What a splendidly strange career Jules Dassin (above, in the striped shirt) had. The son of a Jewish immigrant barber in Middletown, CT, he acted in Yiddish theater in Manhattan in the 1930s, was assisting Alfred Hitchcock in Hollywood in 1941, directed his first feature, "Nazi Agent," the next year, landed on the HUAC blacklist in 1950, moved to France and won Best Director at Cannes with "Rififi" in 1955, met and married the larger-than-life Greek actress/activist/stateswoman Melina Mercouri in the mid-1960s (directing her in six films over the subsequent years), fled Greece in 1970 under threats from the ruling junta, returned four years later covered in glory, and lived out his final days running the Melina Mercouri Foundation, dedicated to returning the Elgin Marbles to Greece. He died yesterday at 96. The country's Prime Minister praised him as "a first-generation Greek."
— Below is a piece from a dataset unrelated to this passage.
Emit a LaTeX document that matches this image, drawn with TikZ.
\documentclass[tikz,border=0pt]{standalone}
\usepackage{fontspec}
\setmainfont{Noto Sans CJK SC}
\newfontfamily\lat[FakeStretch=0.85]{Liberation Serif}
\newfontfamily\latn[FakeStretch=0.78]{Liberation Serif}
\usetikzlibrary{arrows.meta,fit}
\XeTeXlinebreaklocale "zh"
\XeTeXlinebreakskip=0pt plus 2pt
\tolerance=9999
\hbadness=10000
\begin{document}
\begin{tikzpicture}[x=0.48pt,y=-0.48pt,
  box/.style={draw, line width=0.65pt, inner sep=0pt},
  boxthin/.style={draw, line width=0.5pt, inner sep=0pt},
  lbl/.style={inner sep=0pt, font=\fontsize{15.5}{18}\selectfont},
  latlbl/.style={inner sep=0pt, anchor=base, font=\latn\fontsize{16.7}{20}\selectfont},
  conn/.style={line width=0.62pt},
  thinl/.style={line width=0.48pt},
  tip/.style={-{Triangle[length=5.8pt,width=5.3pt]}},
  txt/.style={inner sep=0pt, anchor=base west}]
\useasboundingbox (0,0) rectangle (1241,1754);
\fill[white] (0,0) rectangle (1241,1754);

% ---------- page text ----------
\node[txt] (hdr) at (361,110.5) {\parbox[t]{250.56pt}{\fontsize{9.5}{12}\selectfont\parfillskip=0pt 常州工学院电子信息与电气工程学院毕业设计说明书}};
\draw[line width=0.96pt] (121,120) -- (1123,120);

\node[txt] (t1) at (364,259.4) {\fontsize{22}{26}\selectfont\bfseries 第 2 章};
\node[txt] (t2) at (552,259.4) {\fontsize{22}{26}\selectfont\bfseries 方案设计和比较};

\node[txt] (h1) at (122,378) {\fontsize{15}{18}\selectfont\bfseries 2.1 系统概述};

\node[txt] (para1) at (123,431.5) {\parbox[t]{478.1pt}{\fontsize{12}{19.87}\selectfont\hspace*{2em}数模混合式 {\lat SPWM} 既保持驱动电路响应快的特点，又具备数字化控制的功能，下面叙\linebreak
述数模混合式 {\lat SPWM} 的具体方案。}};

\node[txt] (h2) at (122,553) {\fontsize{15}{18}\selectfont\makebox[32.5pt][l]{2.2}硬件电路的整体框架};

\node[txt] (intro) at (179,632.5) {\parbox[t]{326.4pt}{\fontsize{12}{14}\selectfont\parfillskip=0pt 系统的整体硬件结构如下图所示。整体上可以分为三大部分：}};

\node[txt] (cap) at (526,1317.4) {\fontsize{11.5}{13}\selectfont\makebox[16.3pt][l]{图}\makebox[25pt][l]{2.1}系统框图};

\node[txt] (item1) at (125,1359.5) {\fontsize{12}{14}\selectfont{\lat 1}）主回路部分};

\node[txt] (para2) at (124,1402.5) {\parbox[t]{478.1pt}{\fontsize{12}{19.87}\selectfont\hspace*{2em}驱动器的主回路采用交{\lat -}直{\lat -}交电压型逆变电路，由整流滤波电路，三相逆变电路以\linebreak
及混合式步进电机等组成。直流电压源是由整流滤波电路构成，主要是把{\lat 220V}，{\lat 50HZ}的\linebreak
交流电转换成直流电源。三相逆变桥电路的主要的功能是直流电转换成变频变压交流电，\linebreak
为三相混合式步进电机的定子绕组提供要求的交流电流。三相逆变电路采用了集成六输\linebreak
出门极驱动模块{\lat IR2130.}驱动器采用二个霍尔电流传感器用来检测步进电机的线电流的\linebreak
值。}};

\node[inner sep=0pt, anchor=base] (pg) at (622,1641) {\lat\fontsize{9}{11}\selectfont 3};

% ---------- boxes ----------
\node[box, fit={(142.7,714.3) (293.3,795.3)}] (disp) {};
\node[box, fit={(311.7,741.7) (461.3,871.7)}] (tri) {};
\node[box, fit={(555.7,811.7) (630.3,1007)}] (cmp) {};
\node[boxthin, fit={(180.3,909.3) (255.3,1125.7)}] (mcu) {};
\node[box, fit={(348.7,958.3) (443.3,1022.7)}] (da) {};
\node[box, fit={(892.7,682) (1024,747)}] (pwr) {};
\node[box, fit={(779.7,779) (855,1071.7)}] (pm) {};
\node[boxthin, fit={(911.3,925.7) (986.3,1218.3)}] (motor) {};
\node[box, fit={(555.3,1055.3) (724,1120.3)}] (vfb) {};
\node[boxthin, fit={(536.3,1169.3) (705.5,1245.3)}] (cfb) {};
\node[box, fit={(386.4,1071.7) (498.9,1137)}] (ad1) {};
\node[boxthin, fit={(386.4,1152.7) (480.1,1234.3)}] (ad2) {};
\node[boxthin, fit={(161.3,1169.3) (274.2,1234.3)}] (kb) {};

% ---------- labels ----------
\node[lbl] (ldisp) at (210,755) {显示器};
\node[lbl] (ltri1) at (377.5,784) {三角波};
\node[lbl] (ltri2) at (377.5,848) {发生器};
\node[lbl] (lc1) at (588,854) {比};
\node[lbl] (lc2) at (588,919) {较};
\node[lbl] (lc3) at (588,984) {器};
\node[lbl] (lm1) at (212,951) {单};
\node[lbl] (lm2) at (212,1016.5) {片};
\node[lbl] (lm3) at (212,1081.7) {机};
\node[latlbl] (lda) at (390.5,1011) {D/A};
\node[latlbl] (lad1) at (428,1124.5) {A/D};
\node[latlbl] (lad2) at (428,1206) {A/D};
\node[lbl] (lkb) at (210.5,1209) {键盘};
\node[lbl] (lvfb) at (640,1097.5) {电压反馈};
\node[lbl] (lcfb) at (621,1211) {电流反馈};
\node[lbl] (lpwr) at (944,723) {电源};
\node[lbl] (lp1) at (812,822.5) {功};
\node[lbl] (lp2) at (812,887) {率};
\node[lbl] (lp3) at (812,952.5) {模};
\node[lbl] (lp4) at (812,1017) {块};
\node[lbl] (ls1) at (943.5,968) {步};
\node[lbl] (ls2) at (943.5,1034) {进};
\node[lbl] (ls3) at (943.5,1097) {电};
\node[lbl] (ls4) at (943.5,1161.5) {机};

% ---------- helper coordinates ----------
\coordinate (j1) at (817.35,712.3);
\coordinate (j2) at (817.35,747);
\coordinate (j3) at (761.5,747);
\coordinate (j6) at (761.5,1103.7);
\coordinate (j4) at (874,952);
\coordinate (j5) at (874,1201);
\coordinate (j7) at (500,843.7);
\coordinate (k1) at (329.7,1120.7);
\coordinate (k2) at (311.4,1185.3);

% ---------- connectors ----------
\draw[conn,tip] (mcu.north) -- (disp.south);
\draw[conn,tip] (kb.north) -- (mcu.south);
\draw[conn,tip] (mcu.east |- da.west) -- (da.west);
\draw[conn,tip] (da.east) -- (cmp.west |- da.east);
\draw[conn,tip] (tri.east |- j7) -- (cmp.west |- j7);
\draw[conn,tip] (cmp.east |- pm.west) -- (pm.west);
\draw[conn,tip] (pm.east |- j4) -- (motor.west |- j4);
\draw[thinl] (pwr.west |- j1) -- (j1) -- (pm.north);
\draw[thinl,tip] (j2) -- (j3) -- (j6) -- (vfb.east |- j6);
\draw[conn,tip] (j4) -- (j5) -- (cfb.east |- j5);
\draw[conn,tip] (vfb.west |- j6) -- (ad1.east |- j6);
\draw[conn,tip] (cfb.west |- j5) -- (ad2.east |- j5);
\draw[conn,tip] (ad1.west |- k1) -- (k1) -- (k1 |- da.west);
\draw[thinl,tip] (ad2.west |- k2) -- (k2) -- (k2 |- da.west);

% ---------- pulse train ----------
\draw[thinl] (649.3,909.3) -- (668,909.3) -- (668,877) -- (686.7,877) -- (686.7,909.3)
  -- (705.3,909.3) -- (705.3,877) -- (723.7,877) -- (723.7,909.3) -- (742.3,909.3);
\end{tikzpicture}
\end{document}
That's a hell of a long way from Middletown, CT.
Then there are the movies. Dassin was most celebrated (and imitated) for the silent heist sequence in "Rififi" and the much-loved, rather too cute "Never On Sunday" (1960), with Mercouri as an earthy hooker and Dassin himself as the American nerd who tries to reform her. Before the witch-hunt chased him out of Hollywood, though, the director was a key architect of post-WWII film noir. "The Naked City" (1948), a police procedural filmed almost as if it were a documentary, was a breakthrough in its use of realistic New York City locations, and "Brute Force" (1947) applied the noir template to the prison film genre, with a young, hard-bitten Burt Lancaster as an anti-hero con and Hume Cronyn as a sadistic guard. (Hume Cronyn! As they say in "Juno," I didn't know he had it in him.)
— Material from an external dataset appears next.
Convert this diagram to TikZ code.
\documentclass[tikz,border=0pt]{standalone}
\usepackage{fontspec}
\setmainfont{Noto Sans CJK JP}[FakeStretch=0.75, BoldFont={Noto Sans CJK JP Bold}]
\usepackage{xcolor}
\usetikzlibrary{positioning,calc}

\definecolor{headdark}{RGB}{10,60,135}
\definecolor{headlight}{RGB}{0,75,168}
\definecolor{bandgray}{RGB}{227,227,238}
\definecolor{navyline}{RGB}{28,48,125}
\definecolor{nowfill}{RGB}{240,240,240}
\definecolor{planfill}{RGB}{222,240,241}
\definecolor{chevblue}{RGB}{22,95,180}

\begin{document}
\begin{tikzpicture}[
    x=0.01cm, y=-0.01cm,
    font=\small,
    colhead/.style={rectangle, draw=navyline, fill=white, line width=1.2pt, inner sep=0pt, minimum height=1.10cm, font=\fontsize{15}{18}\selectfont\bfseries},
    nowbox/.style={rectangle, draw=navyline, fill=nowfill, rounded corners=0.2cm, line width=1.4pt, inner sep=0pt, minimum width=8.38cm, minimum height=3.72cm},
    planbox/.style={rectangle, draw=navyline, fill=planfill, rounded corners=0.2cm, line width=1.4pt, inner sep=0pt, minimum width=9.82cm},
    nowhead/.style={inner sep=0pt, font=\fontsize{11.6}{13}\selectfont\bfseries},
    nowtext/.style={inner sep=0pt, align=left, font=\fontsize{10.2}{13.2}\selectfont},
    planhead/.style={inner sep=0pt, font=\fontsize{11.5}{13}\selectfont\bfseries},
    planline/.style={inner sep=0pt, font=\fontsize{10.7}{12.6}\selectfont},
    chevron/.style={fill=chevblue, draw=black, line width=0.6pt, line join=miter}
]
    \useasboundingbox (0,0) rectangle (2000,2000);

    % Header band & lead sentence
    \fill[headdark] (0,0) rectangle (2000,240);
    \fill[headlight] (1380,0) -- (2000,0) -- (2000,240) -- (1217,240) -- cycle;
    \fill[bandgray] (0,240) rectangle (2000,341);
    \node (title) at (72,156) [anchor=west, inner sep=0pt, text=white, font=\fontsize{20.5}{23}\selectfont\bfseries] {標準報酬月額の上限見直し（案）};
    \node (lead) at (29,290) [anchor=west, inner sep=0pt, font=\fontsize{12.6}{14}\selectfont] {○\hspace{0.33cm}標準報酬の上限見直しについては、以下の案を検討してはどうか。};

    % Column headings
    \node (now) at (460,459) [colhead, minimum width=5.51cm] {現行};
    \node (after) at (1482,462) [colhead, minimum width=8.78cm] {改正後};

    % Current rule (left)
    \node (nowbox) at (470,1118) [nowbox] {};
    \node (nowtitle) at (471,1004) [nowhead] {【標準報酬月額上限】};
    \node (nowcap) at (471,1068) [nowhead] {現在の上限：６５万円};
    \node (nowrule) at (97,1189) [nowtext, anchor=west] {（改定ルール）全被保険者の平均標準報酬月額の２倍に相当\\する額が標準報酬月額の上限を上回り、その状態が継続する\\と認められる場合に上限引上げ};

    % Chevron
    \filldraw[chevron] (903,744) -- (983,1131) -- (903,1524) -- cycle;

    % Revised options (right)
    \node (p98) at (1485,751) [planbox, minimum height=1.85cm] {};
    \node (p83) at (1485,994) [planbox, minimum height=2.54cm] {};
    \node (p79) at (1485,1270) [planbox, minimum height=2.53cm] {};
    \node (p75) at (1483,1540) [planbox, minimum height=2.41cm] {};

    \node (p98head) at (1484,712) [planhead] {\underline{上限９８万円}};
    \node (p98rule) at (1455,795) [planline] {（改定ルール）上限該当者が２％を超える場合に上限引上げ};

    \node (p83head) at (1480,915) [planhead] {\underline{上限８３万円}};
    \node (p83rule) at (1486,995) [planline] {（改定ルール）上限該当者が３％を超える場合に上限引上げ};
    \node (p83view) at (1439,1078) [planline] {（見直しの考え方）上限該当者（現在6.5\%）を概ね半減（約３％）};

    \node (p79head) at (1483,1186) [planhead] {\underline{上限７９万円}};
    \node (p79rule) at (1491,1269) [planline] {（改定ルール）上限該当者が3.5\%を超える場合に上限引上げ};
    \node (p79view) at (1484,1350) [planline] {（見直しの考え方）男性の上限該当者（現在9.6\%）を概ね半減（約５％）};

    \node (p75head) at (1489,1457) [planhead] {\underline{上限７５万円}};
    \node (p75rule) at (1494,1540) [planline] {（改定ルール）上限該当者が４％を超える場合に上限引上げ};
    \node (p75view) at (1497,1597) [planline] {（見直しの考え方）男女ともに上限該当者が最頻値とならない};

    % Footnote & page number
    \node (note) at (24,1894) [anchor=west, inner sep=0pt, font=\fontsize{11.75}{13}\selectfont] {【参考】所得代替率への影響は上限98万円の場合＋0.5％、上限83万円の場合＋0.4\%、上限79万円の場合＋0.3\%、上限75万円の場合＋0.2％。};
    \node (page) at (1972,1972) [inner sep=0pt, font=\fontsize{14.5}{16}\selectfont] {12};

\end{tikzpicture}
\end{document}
"Night and the City" (1948) may be the best thing Dassin ever did, though -- a weird, jagged London-set thriller featuring Richard Widmark as an increasingly desperate small-time hustler named Harry Fabian. At times "Night" plays like the last film on earth, and to the director that's probably what it felt like; he was condemned in absentia by HUAC and didn't return to Hollywood for 20 years. I praised "Night and the City" just last week when Widmark died. Now Dassin has left us. I do hope Googie Withers is feeling in the pink.